The girl was suffering from a terminal illness and, according to the euthanasia commission head Wim Distelmans, was going through “unbearable physical pain.” The patient was given pallative sedation to induce coma.
"Fortunately there are very few children who are considered [for euthanasia] but that does not mean we should refuse them the right to a dignified death," he told local Het Nieuwsblad newspaper, BBC reported.
He also emphasized that the girl was “almost 18,” in which case parental consent was necessary before the procedure could be done.
Liberal Senator Jean-Jacques De Gucht, who authored the law legalizing assisted death for minors, said it was comforting to know that young people in the terminal stages of illness and who suffer from pain are now faced with a choice.
“It’s terrible when a youngster suffers, but it gives me some comfort to know that now there is a choice out there for children in the final terminal stages,” De Gucht told the Associated Press. “It’s important that society doesn’t neglect people in such pain.”
Lawmakers gained a lot of public support when euthanasia for minors was legalized in 2014. However, the move was opposed by the Catholic Church, pro-life groups and a group of doctors.
Alex Schadenberg of the Euthanasia Prevention Coalition said euthanasia in the country has become a convenient “cover-up” for medical errors.

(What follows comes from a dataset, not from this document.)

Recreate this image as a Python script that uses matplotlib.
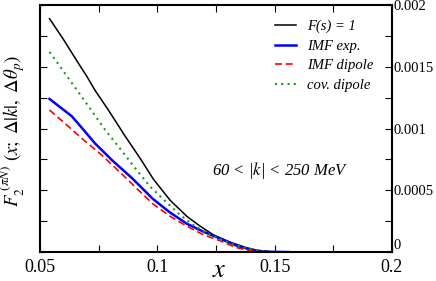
import matplotlib
matplotlib.use("Agg")
import matplotlib.pyplot as plt
from matplotlib.ticker import MultipleLocator

plt.rcParams['font.family'] = ['Liberation Serif', 'DejaVu Serif']
plt.rcParams['mathtext.fontset'] = 'stix'

# values
x_black = [0.054, 0.060, 0.0656, 0.070, 0.0734, 0.0791, 0.0862, 0.0926, 0.0983, 0.1054,
           0.1125, 0.1182, 0.1238, 0.1310, 0.1380, 0.1437, 0.150, 0.1557]
y_black = [0.00189, 0.00172, 0.00155, 0.00142, 0.00131, 0.00115, 0.00094, 0.00076, 0.00059, 0.00042,
           0.00029, 0.00021, 0.00014, 0.00008, 0.000035, 0.00001, 0.000001, 0.0]

x_blue = [0.054, 0.0635, 0.0685, 0.0734, 0.0806, 0.0891, 0.0981, 0.1054, 0.1125, 0.1196,
          0.1267, 0.1340, 0.1407, 0.147, 0.1557]
y_blue = [0.00124, 0.00110, 0.00099, 0.00088, 0.000745, 0.00060, 0.00043, 0.00032, 0.00023, 0.000165,
          0.00011, 0.00005, 0.000015, 0.000002, 0.0]

x_red = [0.054, 0.0607, 0.0678, 0.0763, 0.0855, 0.0920, 0.0981, 0.1054, 0.1125, 0.1196,
         0.1267, 0.1330, 0.1394, 0.146, 0.1557]
y_red = [0.00115, 0.00104, 0.00092, 0.000785, 0.00062, 0.00050, 0.00039, 0.00029, 0.00021, 0.00014,
         0.000092, 0.00004, 0.00001, 0.000001, 0.0]

x_green = [0.054, 0.0571, 0.0635, 0.0699, 0.0777, 0.0848, 0.0905, 0.0969, 0.1040, 0.1097,
           0.1160, 0.1224, 0.1310, 0.1380, 0.144, 0.150, 0.1557]
y_green = [0.00162, 0.00154, 0.00137, 0.00120, 0.00099, 0.00082, 0.00068, 0.00053, 0.00040, 0.00030,
           0.00021, 0.00014, 0.00007, 0.00003, 0.000008, 0.000001, 0.0]

x_ticks = [0.05, 0.1, 0.15, 0.2]
x_labels = ['0.05', '0.1', '0.15', '0.2']
y_ticks = [0, 0.0005, 0.001, 0.0015, 0.002]
y_labels = ['0', '0.0005', '0.001', '0.0015', '0.002']

fig = plt.figure(figsize=(4.36, 2.81), dpi=100)
ax = fig.add_axes([0.092, 0.103, 0.807, 0.879])

ax.plot(x_black, y_black, color='black', lw=1.1, label='F(s) = 1')
ax.plot(x_blue, y_blue, color='blue', lw=1.8, label='IMF exp.')
ax.plot(x_red, y_red, color='red', lw=1.2, dashes=(4.2, 2.2), label='IMF dipole')
ax.plot(x_green, y_green, color='#1a9a1a', lw=1.5, dashes=(1, 2), label='cov. dipole')

ax.set_xlim(0.05, 0.2)
ax.set_ylim(0, 0.002)
ax.xaxis.set_minor_locator(MultipleLocator(0.025))
ax.yaxis.set_minor_locator(MultipleLocator(0.00025))
ax.set_xticks(x_ticks)
ax.set_xticklabels(x_labels, fontsize=13)
ax.set_yticks(y_ticks)
ax.set_yticklabels(y_labels, fontsize=10.5)

ax.tick_params(which='both', direction='in', top=True, right=True, left=True,
               labelleft=False, labelright=True, length=5, width=0.8)
ax.tick_params(axis='x', pad=5)
ax.tick_params(axis='y', pad=1)
ax.yaxis.get_major_ticks()[0].label2.set_verticalalignment('bottom')
for s in ax.spines.values():
    s.set_linewidth(1.5)

ax.set_xlabel('$x$', fontsize=19, va='baseline')
ax.xaxis.set_label_coords(0.508, -0.1)
ax.set_ylabel(r'$F_2^{\ (\pi N)}\ (x;\ \Delta|k|,\ \Delta\theta_p)$', fontsize=13.5)
ax.yaxis.set_label_coords(-0.036, 0.49)

ax.text(0.683, 0.31, r'60 < |$k$| < 250 MeV', transform=ax.transAxes, ha='center',
        fontsize=12, style='italic')

ax.legend(loc='upper right', bbox_to_anchor=(0.985, 0.995), frameon=False,
          prop={'style': 'italic', 'size': 10.5}, handlelength=1.4,
          handletextpad=0.8, labelspacing=0.45)

fig.savefig('out.png', dpi=100)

“Regardless of disability, life should be valued. To pass legislation that allows termination of life for people with disabilities who are minors is unacceptable,” he said. “Instead we must make every effort to use the research provided to us to provide attentive care to relieve their physical suffering in a moral way.”
Others who didn’t agree with lifting the age restrictions for euthanasia asked if it was right for minors to choose whether they want to live or die.

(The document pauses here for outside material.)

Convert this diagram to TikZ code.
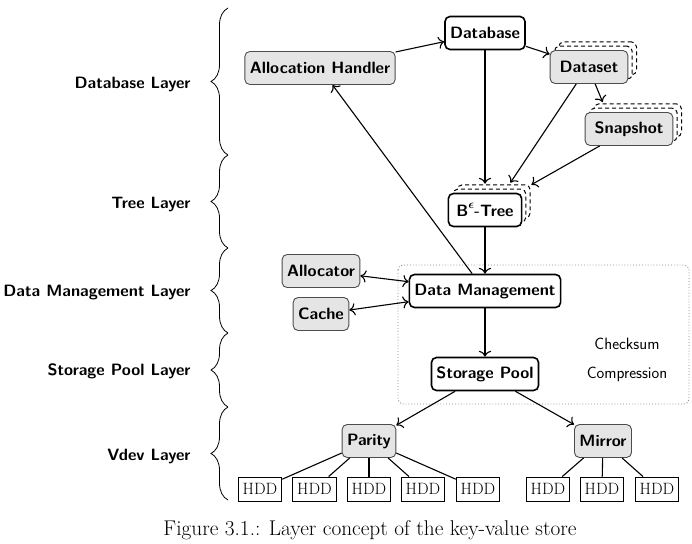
\documentclass[tikz,border=0pt]{standalone}
\usetikzlibrary{shadows,decorations.pathreplacing,calc,arrows.meta}
\begin{document}
\begin{tikzpicture}[x=1pt,y=-1pt,
 >={To[scale=1.45]},
 base/.style={rounded corners=5pt, font=\sffamily\bfseries\fontsize{16.4}{20}\selectfont, minimum height=33pt, inner xsep=5pt, inner ysep=0pt},
 wnode/.style={base, draw=black, line width=1.6pt, fill=white},
 gnode/.style={base, draw=black!70, line width=0.9pt, fill=gray!20},
 stackd/.style={inner xsep=9.5pt, double copy shadow={shadow xshift=4.3pt, shadow yshift=4.3pt, draw=black, dash pattern=on 4pt off 3pt, line width=1pt, fill=white, opacity=1}},
 hdd/.style={draw=black, line width=0.9pt, fill=white, font=\fontsize{16.4}{20}\selectfont, minimum height=24pt, inner xsep=4.5pt, inner ysep=0pt},
 conn/.style={line width=1.1pt},
 arr/.style={conn, ->},
 layerlbl/.style={anchor=east, font=\sffamily\bfseries\fontsize{16.4}{20}\selectfont},
 plainlbl/.style={font=\sffamily\fontsize{16.4}{20}\selectfont},
 brc/.style={decorate, decoration={brace, amplitude=17pt}, line width=0.8pt},
]
\useasboundingbox (0,0) rectangle (692,543);

% layer braces and labels
\draw[brc] (228,155) -- (228,8);
\draw[brc] (228,248) -- (228,155);
\draw[brc] (228,333) -- (228,248);
\draw[brc] (228,407) -- (228,333);
\draw[brc] (228,500) -- (228,407);
\node[layerlbl] (l1) at (194,84) {Database Layer};
\node[layerlbl] (l2) at (194,204) {Tree Layer};
\node[layerlbl] (l3) at (194,292) {Data Management Layer};
\node[layerlbl] (l4) at (194,371) {Storage Pool Layer};
\node[layerlbl] (l5) at (194,456) {Vdev Layer};

% dotted frame
\draw[draw=black!45, dotted, line width=0.9pt, rounded corners=5pt] (398,265) rectangle (689,404);
\node[plainlbl] (chk) at (627,344) {Checksum};
\node[plainlbl] (cmp) at (627,374) {Compression};

% nodes
\node[wnode] (db) at (485,33) {Database};
\node[gnode] (ah) at (320,68) {Allocation Handler};
\node[gnode, stackd] (ds) at (589,67) {Dataset};
\node[gnode, stackd] (snap) at (629,129) {Snapshot};
\node[wnode, stackd, inner xsep=8pt] (tree) at (485,210) {B\raisebox{0.45em}{\fontsize{12.5}{12.5}\selectfont\mathversion{bold}$\epsilon$}-Tree};
\node[gnode] (alloc) at (321,271) {Allocator};
\node[gnode] (cache) at (321,314) {Cache};
\node[wnode] (dm) at (485,291) {Data Management};
\node[wnode] (sp) at (485,374) {Storage Pool};
\node[gnode] (par) at (369,441) {Parity};
\node[gnode] (mir) at (603,441) {Mirror};

\node[hdd] (h1) at (260,489) {HDD};
\node[hdd] (h2) at (314.5,489) {HDD};
\node[hdd] (h3) at (369,489) {HDD};
\node[hdd] (h4) at (423,489) {HDD};
\node[hdd] (h5) at (478,489) {HDD};
\node[hdd] (h6) at (548,489) {HDD};
\node[hdd] (h7) at (602,489) {HDD};
\node[hdd] (h8) at (657,489) {HDD};

% connectors
\draw[arr] (ah) -- (db);
\draw[arr] (db) -- (ds);
\draw[arr] (ds.290) -- ([shift={(18,-10)}]snap.north west);
\draw[arr] (db) -- ([yshift=9pt]tree.north);
\draw[arr] (ds.233) -- ([shift={(-12,-10)}]tree.north east);
\draw[arr] (snap.210) -- ([shift={(9,-8)}]tree.north east);
\draw[arr] (tree) -- (dm);
\draw[arr] (dm) -- (ah);
\draw[conn, <->] (alloc) -- (dm);
\draw[conn, <->] (cache) -- (dm);
\draw[arr] (dm) -- (sp);
\draw[arr] (sp) -- (par);
\draw[arr] (sp) -- (mir);
\foreach \h in {h1,h2,h3,h4,h5} \draw[conn] (par) -- (\h);
\foreach \h in {h6,h7,h8} \draw[conn] (mir) -- (\h);

\node (cap) at (370,530) {\fontsize{21.3}{25}\selectfont Figure 3.1.: Layer concept of the key-value store};
\end{tikzpicture}
\end{document}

"A lot of people - in whatever profession - still have a problem coping with the idea that people can choose when they end their own life," De Gucht said.
Belgium stands as the only country that does not impose age restrictions for euthanasia. However, strictly enforced regulations are set in place prior to the procedure.
Aside from a minor needing parental consent, he or she should be at the final stages of a terminal illness. The person should also display an ability to make rational decisions. Furthermore, the minor should have expressed willingness for assisted death not just once but several times.
When such requirements are met, two doctors, one of whom is a psychiatrist, should approve the request.
The Catholic Church considered the news about Belgium’s first minor dying from euthanasia “worrisome” and “painful.”
“It pains us as Christians but it also pains us as persons,” Genoa Cardinal Angelo Bagnasco said, according to Italian news agency ANSA.